A pair of recent regulations highlights the administration’s desire to undermine the private healthcare market and strengthen the government’s grip over healthcare in America.
Liberals have argued that Obamcacare employs conservative means—including marketplaces and individual choice—to reform the healthcare industry, citing certain aspects of the law developed by a conservative think tank and a Republican governor.
However, changes to Medicare Advantage and Medicare Part D reveal a deep-seated opposition to the individual choice and market-based reforms that conservatives have championed.
Both programs were created in 2003 as part of the Medicare Modernization Act championed by George W. Bush. Both use a “premium support” model, in which the government gives each person a set amount of money to use toward the cost of the insurance, and then allows the individual to choose which plan to buy.
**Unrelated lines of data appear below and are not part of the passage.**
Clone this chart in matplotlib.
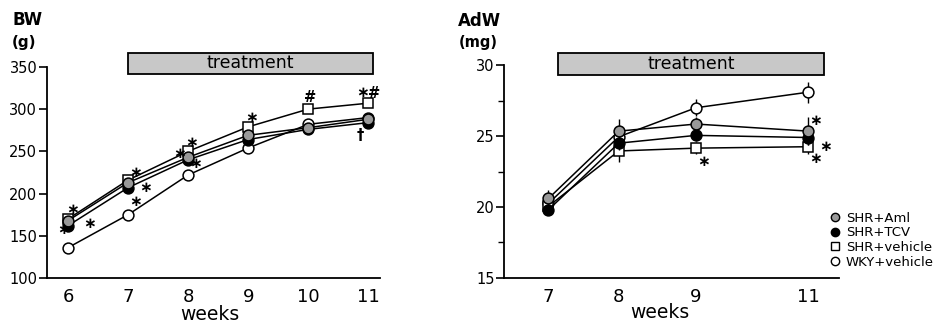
import matplotlib
matplotlib.use('Agg')
import matplotlib.pyplot as plt
from matplotlib.patches import Rectangle
from matplotlib.lines import Line2D

plt.rcParams['font.family'] = ['DejaVu Sans']

# ---- data: body weight (g) ----
bw_weeks = [6, 7, 8, 9, 10, 11]
bw_aml = [168, 213, 243, 269, 278, 288]
bw_tcv = [162, 207, 240, 264, 276, 284]
bw_veh = [170, 216, 250, 279, 300, 307]
bw_wky = [136, 175, 222, 254, 282, 290]

# ---- data: adipose weight (mg) ----
adw_weeks = ['7', '8', '9', '11']
adw_aml = [20.6, 25.35, 25.85, 25.35]
adw_tcv = [19.8, 24.5, 25.05, 24.9]
adw_veh = [20.05, 23.95, 24.15, 24.25]
adw_wky = [20.25, 24.95, 27.0, 28.1]
adw_aml_err = [0.6, 0.85, 0.5, 1.0]
adw_tcv_err = [0.4, 0.5, 0.4, 0.5]
adw_veh_err = [0.5, 0.8, 0.4, 0.5]
adw_wky_err = [0.5, 0.5, 0.6, 0.75]

labels = ['SHR+Aml', 'SHR+TCV', 'SHR+vehicle', 'WKY+vehicle']

# significance marks: (x, y, symbol)
bw_marks = [(6.08, 181, '∗'), (5.93, 158, '∗'), (6.36, 165, '∗'),
            (7.13, 225, '∗'), (7.3, 207, '∗'), (7.12, 191, '∗'),
            (8.05, 260, '∗'), (7.85, 247, '∗'), (8.13, 236, '∗'),
            (9.05, 290, '∗'), (10.03, 314, '#'), (10.9, 320, '∗'),
            (11.09, 318, '#'), (10.86, 269, '†')]
adw_marks = [(2.21, 23.2, '∗'), (3.80, 26.1, '∗'), (3.94, 24.3, '∗'),
             (3.80, 23.4, '∗')]

# order: WKY drawn first, gray on top
styles = {
    'WKY+vehicle': dict(marker='o', mfc='white', z=3),
    'SHR+vehicle': dict(marker='s', mfc='white', z=4),
    'SHR+TCV': dict(marker='o', mfc='black', z=5),
    'SHR+Aml': dict(marker='o', mfc='#999999', z=6),
}

fig = plt.figure(figsize=(9.39, 3.23), dpi=100)
ax1 = fig.add_axes([0.050, 0.139, 0.355, 0.654])
ax2 = fig.add_axes([0.537, 0.140, 0.356, 0.658])

for ax in (ax1, ax2):
    for s in ('top', 'right'):
        ax.spines[s].set_visible(False)
    for s in ('left', 'bottom'):
        ax.spines[s].set_linewidth(1.3)
    ax.tick_params(axis='x', length=0, pad=7, labelsize=13)
    ax.tick_params(axis='y', length=6, width=1.2, pad=1, labelsize=10.5)

# ---- left panel ----
bw = {'SHR+Aml': bw_aml, 'SHR+TCV': bw_tcv, 'SHR+vehicle': bw_veh, 'WKY+vehicle': bw_wky}
for name in ['WKY+vehicle', 'SHR+vehicle', 'SHR+TCV', 'SHR+Aml']:
    st = styles[name]
    ms = 7 if st['marker'] == 's' else 7.8
    ax1.plot(bw_weeks, bw[name], color='black', lw=1.1, marker=st['marker'],
             ms=ms, mfc=st['mfc'], mec='black', mew=1.1, zorder=st['z'])
ax1.set_xlim(5.65, 11.2)
ax1.set_ylim(100, 350)
ax1.set_xticks(bw_weeks)
ax1.set_yticks([100, 150, 200, 250, 300, 350])
for x, y, t in bw_marks:
    ax1.text(x, y, t, ha='center', va='center', fontsize=10.5 if t != '∗' else 11,
             fontweight='bold', zorder=10)
ax1.add_patch(Rectangle((7, 342), 4.08, 24.5, facecolor='#c8c8c8', edgecolor='black',
                        lw=1.3, clip_on=False, zorder=1))
ax1.text(9.04, 354, 'treatment', ha='center', va='center', fontsize=12.5)

# ---- right panel ----
xpos = [0, 1, 2.1, 3.7]
adw = {'SHR+Aml': (adw_aml, adw_aml_err), 'SHR+TCV': (adw_tcv, adw_tcv_err),
       'SHR+vehicle': (adw_veh, adw_veh_err), 'WKY+vehicle': (adw_wky, adw_wky_err)}
for name in ['WKY+vehicle', 'SHR+vehicle', 'SHR+TCV', 'SHR+Aml']:
    st = styles[name]
    vals, err = adw[name]
    ms = 7 if st['marker'] == 's' else 7.8
    ax2.errorbar(xpos, vals, yerr=err, color='black', lw=1.1, elinewidth=1.0,
                 capsize=0, marker=st['marker'], ms=ms, mfc=st['mfc'],
                 mec='black', mew=1.1, zorder=st['z'])
ax2.set_xlim(-0.63, 4.13)
ax2.set_ylim(15, 30)
ax2.set_xticks(xpos)
ax2.set_xticklabels(adw_weeks)
ax2.set_yticks([15, 20, 25, 30])
ax2.set_yticks([17.5, 22.5, 27.5], minor=True)
ax2.tick_params(axis='y', which='minor', length=4, width=1.0)
for x, y, t in adw_marks:
    ax2.text(x, y, t, ha='center', va='center', fontsize=11, fontweight='bold', zorder=10)
ax2.add_patch(Rectangle((0.14, 29.31), 3.79, 1.56, facecolor='#c8c8c8', edgecolor='black',
                        lw=1.3, clip_on=False, zorder=1))
ax2.text(2.03, 30.1, 'treatment', ha='center', va='center', fontsize=12.5)

# legend
handles = []
for name in labels:
    st = styles[name]
    handles.append(Line2D([], [], ls='none', marker=st['marker'], ms=6,
                          mfc=st['mfc'], mec='black', mew=1.0))
fig.legend(handles, labels, loc='upper left', bbox_to_anchor=(0.884, 0.344),
           frameon=False, fontsize=9.5, handlelength=0.8, handletextpad=0.4,
           labelspacing=0.12, borderpad=0, borderaxespad=0)

# axis titles
fig.text(12 / 939, 1 - 20 / 323, 'BW', fontsize=12, fontweight='bold', va='center')
fig.text(12 / 939, 1 - 42 / 323, '(g)', fontsize=11, fontweight='bold', va='center')
fig.text(458 / 939, 1 - 21 / 323, 'AdW', fontsize=12, fontweight='bold', va='center')
fig.text(459 / 939, 1 - 42 / 323, '(mg)', fontsize=10.5, fontweight='bold', va='center')
fig.text(210 / 939, 1 - 314 / 323, 'weeks', fontsize=13.5, ha='center', va='center')
fig.text(660 / 939, 1 - 313 / 323, 'weeks', fontsize=13.5, ha='center', va='center')

fig.savefig('out.png', dpi=100)
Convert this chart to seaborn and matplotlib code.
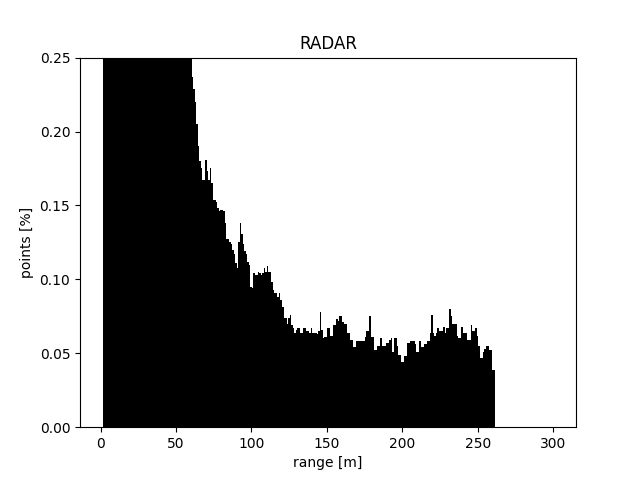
import numpy as np
import pandas as pd
import matplotlib
matplotlib.use("Agg")
import matplotlib.pyplot as plt
import seaborn as sns

# Histogram bins: 1 m wide, starting at 1.25 m, axis range up to 300.25 m
range_start = 1.25
bin_width = 1.0
range_end = 300.25

# Share of points per 1 m range bin [%] (bins from 1.25 m onward)
near_counts = [  # bins 1..58 (exceed the 0.25 display limit)
    0.62, 1.45, 2.10, 2.48, 2.61, 2.66, 2.59, 2.51, 2.43, 2.37,
    2.30, 2.22, 2.16, 2.08, 2.01, 1.95, 1.88, 1.80, 1.74, 1.68,
    1.61, 1.55, 1.49, 1.42, 1.37, 1.31, 1.25, 1.19, 1.14, 1.09,
    1.03, 0.98, 0.93, 0.88, 0.84, 0.79, 0.75, 0.71, 0.67, 0.63,
    0.60, 0.56, 0.53, 0.50, 0.47, 0.45, 0.42, 0.40, 0.38, 0.36,
    0.34, 0.33, 0.31, 0.30, 0.29, 0.28, 0.27, 0.26,
]
far_counts = [  # bins 59..260
    0.260, 0.237,
    0.229, 0.220, 0.205, 0.190, 0.180, 0.175, 0.167, 0.167, 0.181, 0.173,
    0.167, 0.175, 0.165, 0.154, 0.154, 0.152, 0.148, 0.146, 0.147, 0.147,
    0.146, 0.138, 0.127, 0.127, 0.125, 0.124, 0.120, 0.117, 0.111, 0.108,
    0.125, 0.138, 0.131, 0.124, 0.119, 0.117, 0.112, 0.110, 0.095, 0.094,
    0.104, 0.103, 0.103, 0.105, 0.104, 0.103, 0.104, 0.108, 0.105, 0.109,
    0.105, 0.105, 0.098, 0.093, 0.091, 0.091, 0.088, 0.091, 0.086, 0.081,
    0.074, 0.074, 0.070, 0.074, 0.076, 0.069, 0.067, 0.064, 0.066, 0.067,
    0.067, 0.064, 0.064, 0.067, 0.067, 0.065, 0.065, 0.064, 0.067, 0.064,
    0.064, 0.064, 0.063, 0.065, 0.078, 0.066, 0.060, 0.061, 0.061, 0.067,
    0.067, 0.062, 0.062, 0.069, 0.069, 0.073, 0.072, 0.075, 0.075, 0.071,
    0.070, 0.070, 0.064, 0.064, 0.059, 0.059, 0.054, 0.054, 0.058, 0.058,
    0.058, 0.058, 0.058, 0.058, 0.061, 0.065, 0.065, 0.075, 0.061, 0.061,
    0.052, 0.052, 0.055, 0.055, 0.060, 0.055, 0.055, 0.055, 0.057, 0.057,
    0.059, 0.060, 0.051, 0.060, 0.060, 0.055, 0.049, 0.049, 0.044, 0.044,
    0.048, 0.048, 0.057, 0.057, 0.058, 0.058, 0.058, 0.056, 0.051, 0.051,
    0.058, 0.054, 0.054, 0.056, 0.056, 0.058, 0.058, 0.064, 0.076, 0.064,
    0.062, 0.064, 0.067, 0.065, 0.065, 0.065, 0.068, 0.064, 0.067, 0.067,
    0.080, 0.075, 0.070, 0.070, 0.070, 0.062, 0.060, 0.060, 0.068, 0.064,
    0.064, 0.064, 0.059, 0.059, 0.069, 0.065, 0.065, 0.067, 0.062, 0.055,
    0.047, 0.047, 0.051, 0.053, 0.055, 0.055, 0.052, 0.052, 0.039, 0.039,
]

title = "RADAR"
x_label = "range [m]"
y_label = "points [%]"
y_max = 0.25

heights = np.array(near_counts + far_counts, dtype=float)
n_total = int(round((range_end - range_start) / bin_width))
heights = np.concatenate([heights, np.zeros(n_total - len(heights))])
centers = range_start + bin_width * (np.arange(n_total) + 0.5)

df = pd.DataFrame({"range": centers, "pct": heights})

fig, ax = plt.subplots(figsize=(6.4, 4.8), dpi=100)
sns.histplot(data=df, x="range", weights="pct",
             binwidth=bin_width, binrange=(range_start, range_end),
             stat="count", color="black", alpha=1.0,
             edgecolor="black", linewidth=0, ax=ax)
ax.set_ylim(0, y_max)
ax.set_title(title)
ax.set_xlabel(x_label)
ax.set_ylabel(y_label)
fig.savefig("out.png", dpi=100)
Medicare Advantage grew by nine percent last year; over a quarter of Medicare enrollees now participate in the program. The program was a stark departure from the government-centric vision of healthcare that traditional Medicare represented, as enrollees pick which private insurance plan they want.
Medicare Advantage has always cost the government more than traditional Medicare because its designers wanted to make it competitive with traditional Medicare and because many who use traditional Medicare also have a supplemental insurance plan provided by their employer that covers any costs not paid for by traditional Medicare.
The new regulation attacks the cost disparity by bringing the costs of Medicare Advantage in line with traditional Medicare. Because of the funding cuts, private plans offered through Medicare Advantage will become less enticing and fewer people will move into the private market.
As a result, the federal government will retain its control over healthcare for the elderly. Medicare Advantage threatened that control, and reducing payments to it will undermine its popularity.
The second regulation, released in January, represents a similar threat to the health of the private insurance market for prescription drugs.
Medicare Part D works similarly to Medicare Advantage, in that the government gives seniors a set amount to put toward the insurance plan of their choice. Conservatives have often pointed to Medicare Part D as an example of how a premium-support model of health insurance could keep costs down by promoting competition.
The regulation affects the Part D market in several ways: It allows the government to interfere in negotiations between insurance companies and pharmacies, it limits the number of plans that insurance companies can put forward in the market, and it effectively does away with preferred networks of pharmacies.
Some conservatives, such as Douglas Holtz-Eakin of the American Action Forum, say the changes could drive up costs by hurting competition and the health of the market.
The elimination of preferred networks threatens the ability of insurers to keep costs down. In a preferred network, pharmacies sell drugs at a lower price in exchange for being “preferred” pharmacies under an insurance plan. The greater volume of customers coming to the pharmacy allows the pharmacy to offer lower prices.
Insurance companies will no longer be able to contract with a select few pharmacies to offer preferred rates under the new regulation. Instead, all pharmacies can choose to offer preferred rates if they want. The likely result of this change is that preferred networks will become extinct and rates will rise.
These changes to both parts of Medicare are likely to be unpopular. A bipartisan group of senators sent a letter to the administration last week asking it to reconsider the payment cuts to Medicare Advantage: “We urge you to maintain payment levels that will allow [Medicare Advantage] beneficiaries to be protected from disruptive changes in 2015,” the senators wrote.
When the administration threatened to make similar cuts last year to Medicare Advantage, pressure from the industry and politicians caused the administration to relent and instead raise payments to the plans.
Millions of people are also in the Medicare Part D preferred networks, according to an analysis from the American Action Forum, and 90 percent of people say they are happy with their Medicare Part D insurance. If these people see their rates increase, insurance companies and politicians could make a similar push for the administration to relent.
It is not clear the administration will relent, however. Both of these regulations have the net effect of strengthening federal control over America’s health insurance industry, which is in line with the liberal vision for healthcare.
The left’s ideal healthcare arrangement is Europe’s single-payer model, where the government funds, and often controls, healthcare providers. Some Democrats have conceded that Obamacare is simply a step toward a single-payer system.
Medicare Advantage and Medicare Part D gave consumers more power, and as a result they were a step away from the single-payer system.
The Obama administration’s latest regulations are attempts to rein in these conservative innovations and return greater control to the government.